Андрей Иванович! Рад видеть вас! приветствовал Агапова Манвел Вагранович, который здесь, видимо, был завсегдатаем. Вы слышите, какой оркестр? Как в Москве, честное слово!
Агаяна со всех сторон облепили девушки. Он балагурил, водил их пить фруктовую воду и танцевал со всеми по очереди.
Сначала они застеснялись начальника управления, но вскоре стали смелей. Завязалась общая беседа, прерываемая смехом.
Я готов кончать самоубийством, говорил Манвел Вагранович, сверкая белыми зубами, если слышу, что женщина плачет. А женский смех самая красивая музыка, лучше Чайковского, частное слово!
Смуглая тоненькая девочка с блестящими озорными глазами настойчиво приглашала Агапова танцевать:
Ну хоть один вальсок? Товарищ Агапов?!
Нинка, перестань! останавливали ее подруги шепотом.
А что такого? Пусть он будет хоть разначальник! Разве начальникам запрещено танцевать?
Почем ты знаешь, может быть, он не танцует.
Танцует! Я знаю, что танцует! Теперь каждый начальник обязан уметь танцевать.
Ох, Нинка, озорная же ты! сказал наконец Агапов. Ладно, пошли.
Вальс!!! заревел Агаян в восторге и стал протискиваться в зал.
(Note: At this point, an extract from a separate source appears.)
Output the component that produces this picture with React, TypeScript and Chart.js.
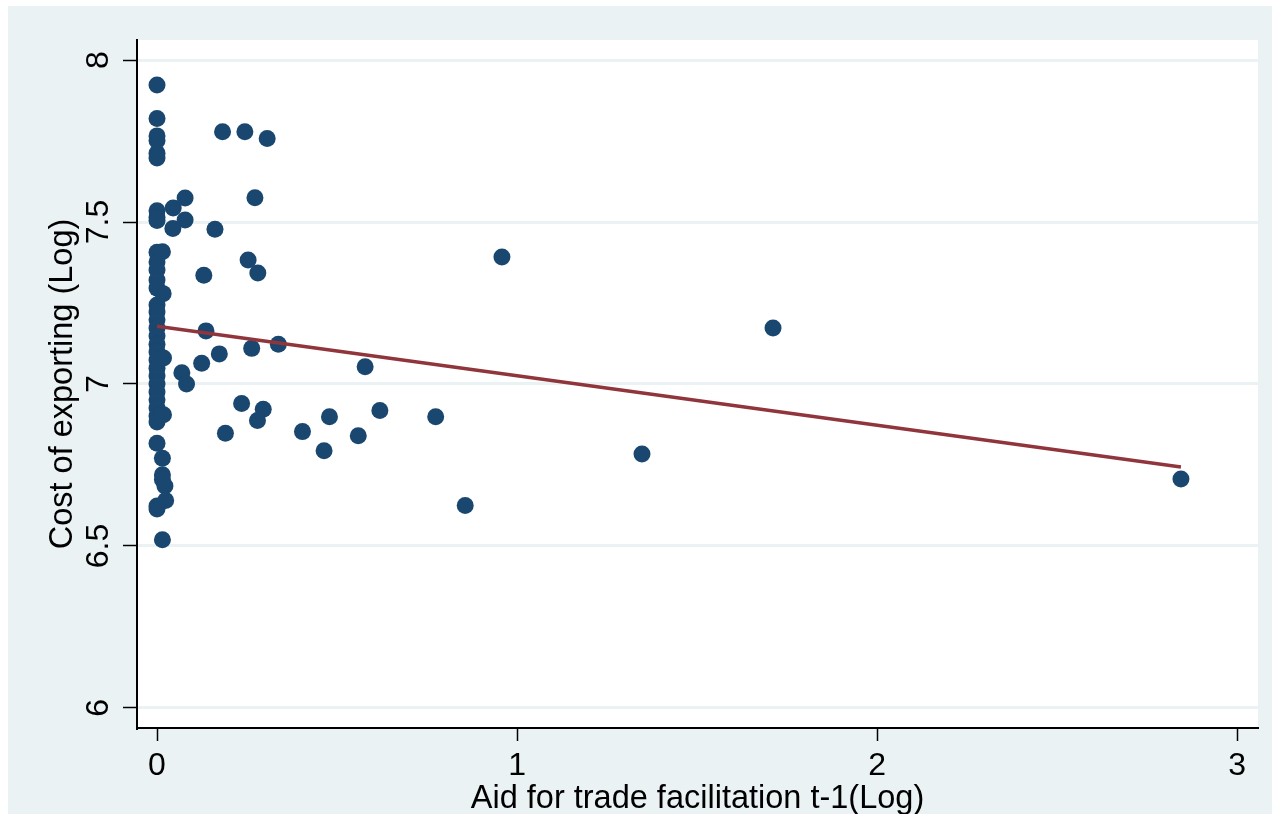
import React, { useEffect, useRef } from "react";
import { Chart, registerables } from "chart.js";

Chart.register(...registerables);

// Scatter points: aid for trade facilitation t-1 (log) vs cost of exporting (log)
const xValues: number[] = [
  0, 0, 0, 0, 0, 0, 0, 0, 0, 0,
  0, 0, 0, 0, 0, 0, 0, 0, 0, 0,
  0, 0, 0, 0, 0, 0, 0, 0, 0, 0,
  0, 0, 0,
  0.015, 0.017, 0.018, 0.018, 0.015, 0.015, 0.015, 0.022, 0.024, 0.015,
  0.045, 0.078, 0.078, 0.044, 0.161, 0.182, 0.244, 0.306, 0.272, 0.13,
  0.253, 0.28, 0.136, 0.069, 0.082, 0.124, 0.173, 0.263, 0.337, 0.235,
  0.295, 0.279, 0.19, 0.404, 0.578, 0.479, 0.464, 0.559, 0.619, 0.774,
  0.856, 0.958, 1.711, 1.347, 2.844,
];
const yValues: number[] = [
  7.923, 7.82, 7.766, 7.752, 7.712, 7.698, 7.535, 7.515, 7.505, 7.407,
  7.377, 7.352, 7.321, 7.296, 7.244, 7.222, 7.198, 7.173, 7.148, 7.123,
  7.099, 7.074, 7.049, 7.025, 7.0, 6.975, 6.951, 6.926, 6.901, 6.883,
  6.817, 6.623, 6.614,
  7.408, 7.279, 7.08, 6.905, 6.771, 6.72, 6.705, 6.685, 6.64, 6.519,
  7.543, 7.574, 7.506, 7.48, 7.478, 7.779, 7.779, 7.758, 7.575, 7.336,
  7.383, 7.343, 7.164, 7.035, 7.0, 7.064, 7.093, 7.11, 7.123, 6.94,
  6.922, 6.887, 6.848, 6.853, 7.053, 6.899, 6.794, 6.84, 6.918, 6.899,
  6.625, 7.392, 7.173, 6.784, 6.707,
];

// Fitted line end points
const fitX: number[] = [0, 2.844];
const fitY: number[] = [7.178, 6.744];

const xTicks: number[] = [0, 1, 2, 3];
const yTicks: number[] = [6, 6.5, 7, 7.5, 8];

const xTitle = "Aid for trade facilitation t-1(Log)";
const yTitle = "Cost of exporting (Log)";

const FONT = "'Liberation Sans', Arial, Helvetica, sans-serif";
const BG = "#eaf2f3";

const plotBg = {
  id: "plotBg",
  beforeDraw(chart: any) {
    const { ctx, chartArea } = chart;
    if (!chartArea) return;
    ctx.save();
    ctx.fillStyle = "#ffffff";
    ctx.fillRect(
      chartArea.left,
      chartArea.top,
      chartArea.right - chartArea.left,
      chartArea.bottom - chartArea.top
    );
    ctx.restore();
  },
};

export default function App() {
  const ref = useRef<HTMLCanvasElement | null>(null);

  useEffect(() => {
    if (!ref.current) return;
    const chart = new Chart(ref.current, {
      type: "scatter",
      data: {
        datasets: [
          {
            type: "line",
            data: fitX.map((x, i) => ({ x, y: fitY[i] })),
            borderColor: "#90353b",
            borderWidth: 3.5,
            pointRadius: 0,
            fill: false,
            tension: 0,
            order: 0,
          } as any,
          {
            type: "scatter",
            data: xValues.map((x, i) => ({ x, y: yValues[i] })),
            backgroundColor: "#1a476f",
            borderColor: "#1a476f",
            pointRadius: 8.5,
            pointBorderWidth: 0,
            borderWidth: 0,
            order: 1,
          } as any,
        ],
      },
      options: {
        animation: false,
        responsive: false,
        devicePixelRatio: 1,
        layout: { padding: { left: 0, top: 34, right: 14, bottom: 0 } },
        plugins: {
          legend: { display: false },
          tooltip: { enabled: false },
        },
        scales: {
          x: {
            type: "linear",
            min: -0.0556,
            max: 3.058,
            afterBuildTicks: (s: any) => {
              s.ticks = xTicks.map((v) => ({ value: v }));
            },
            afterFit: (s: any) => {
              s.height = 86;
            },
            grid: {
              display: true,
              drawOnChartArea: false,
              tickLength: 13,
              tickColor: "#000",
              tickWidth: 1.5,
            },
            border: { display: true, color: "#000", width: 2 },
            ticks: {
              padding: 6.3,
              color: "#000",
              font: { family: FONT, size: 32 },
              autoSkip: false,
              minRotation: 0,
              maxRotation: 0,
              callback: (v: any) => String(v),
            },
            title: {
              display: true,
              text: xTitle,
              color: "#000",
              font: { family: FONT, size: 32.5 },
              padding: { top: 0, bottom: -5 },
            },
          },
          y: {
            type: "linear",
            min: 5.938,
            max: 8.062,
            afterBuildTicks: (s: any) => {
              s.ticks = yTicks.map((v) => ({ value: v }));
            },
            afterFit: (s: any) => {
              s.width = 129;
            },
            grid: {
              display: true,
              color: BG,
              lineWidth: 3,
              tickLength: 14,
              tickColor: "#000",
              tickWidth: 1.5,
            },
            border: { display: true, color: "#000", width: 2 },
            ticks: {
              padding: 1.8,
              crossAlign: "center",
              minRotation: 90,
              maxRotation: 90,
              color: "#000",
              font: { family: FONT, size: 32 },
              autoSkip: false,
              callback: (v: any) => String(v),
            },
            title: {
              display: true,
              text: yTitle,
              color: "#000",
              font: { family: FONT, size: 32.5 },
              padding: { top: 35.5, bottom: 0 },
            },
          },
        },
      } as any,
      plugins: [plotBg],
    });
    return () => chart.destroy();
  }, []);

  return (
    <div style={{ position: "fixed", left: 8, top: 6 }}>
      <canvas
        ref={ref}
        width={1264}
        height={808}
        style={{ display: "block", width: 1264, height: 808, background: BG }}
      />
    </div>
  );
}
Руководитель оркестра, солидный, в очках, сказал что-то музыкантам. Тромбонист надул щеки и гукнул в свой сверкающий медный инструмент. Скрипач подстроил «ля». Картинно красивый пианист вскинул голову, чтобы поправить прядь волос, спадающую на глаза, и ударил по клавишам. Полились звуки вальса, знакомого и каждый раз задевающего какие-то новые чувства.